Could your God do something that would destroy your faith in him?
It would be a lot harder for that to happen now than when I first started to know Him. But in theory, such a thing would be possible. "Faith" is always a probabilistic thing; it co-exists with doubt, and actually depends on doubt.
One can only "have faith" in a thing that is capable of being doubted. I don't "have faith" in the times table, because there's nothing in that closed system of symbols that is amenable to doubt. It depends on self-referential proofs, on the way symbols "add up" within the system itself, not on empirical realities. But my relationship with God is associated with the empirical, not really the mathematical.
"Faith" also exists in dialectical tension with doubt. One's confidence in God grows as one faces and overcomes real doubts. In contrast, the thing that will make one's faith infantile and immature is to refuse to face doubt.
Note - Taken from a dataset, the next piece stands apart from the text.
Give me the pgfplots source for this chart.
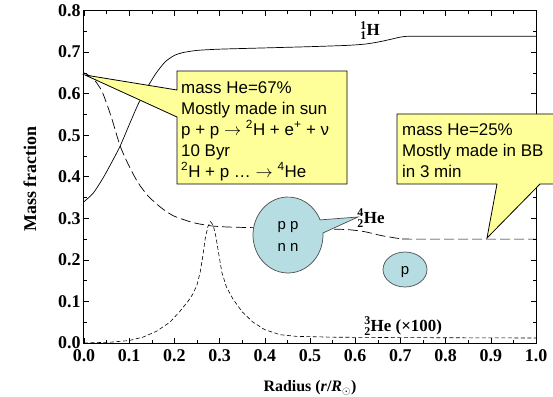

But what we need to recognize is that doubt makes-or-breaks faith. It is not the denial of doubts that sustains faith, but rather the experienced utility of thoughtful, reasonable, honest faith in facing and dealing with doubt that is the most powerful existential reinforcer of faith itself.
For a Christian, as Browning noted, life is a story of faith punctuated by doubt. For the Atheist, it's a life of doubt troubled only occasionally by moments of incursion by moments of existential epiphany, new evidence, and creeping suspicions of faith.
One chooses one's lifestyle and one's goals: but one does not actually ever escape the cycle of faith and doubt, either way.
No.
Why did you feel you wanted to answer for me?

I have a different answer from what you imagined, do I not?
Because as far as you are concerned, whatever God does, it is consistent with "the nature, character and revealed will of God, who is the Supreme Being and the grounds of reality of all things." In other words, nothing your God could do will make you question your faith.
As you can see, that deduction is incorrect. The fact that God is the reality and grounds of all things is not a mathematical or certain matter; it's a judgment of faith, premised on the strength of available empirical evidence. But once I have understood that God is the reality and grounds of all things, it of course affects my understanding of the whole world, as well. It's a pretty 'watershed' realization.
So faith in God is not "unfalsifiable." It might be hard to falsify, as the evidence in favour of it accrues, but that doesn't mean that it's super-strong at the beginning, nor that it does not remain, in principle, possible for it to be falsified. It's just darn hard to find sufficient evidence for somebody who has known God to be disuaded.
But the same would be true of, say, Portugal. I have never been. I hear it's beautiful. I've seen pictures. But I've never been there. So I have, at the moment, a basic faith in the real existence of Portugal. But it would be a belief that could be falsified -- if I found out, for example, that a conspiracy of cartographers had been afoot, and my geography teachers had all been colluding against me, and that all the pictures of Portugal were photoshopped...but realistically, what are the chances of me finding out all those things? Possible, yes; probable, definitely no.
But if I had ever been to Portugal myself, it would be considerably harder to shake my faith in it, would it not? And what would you think of the wisdom of somebody who had actually been to Portugal, and had some experience with part of it, and had then started to doubt its real existence?
Faith comes in different grades of strength, depending on the evidence and experience that supports it. In principle, it always remains possible to falsify...but in practice, one sometimes gets to a point where the prospect of that becomes vanishingly remote.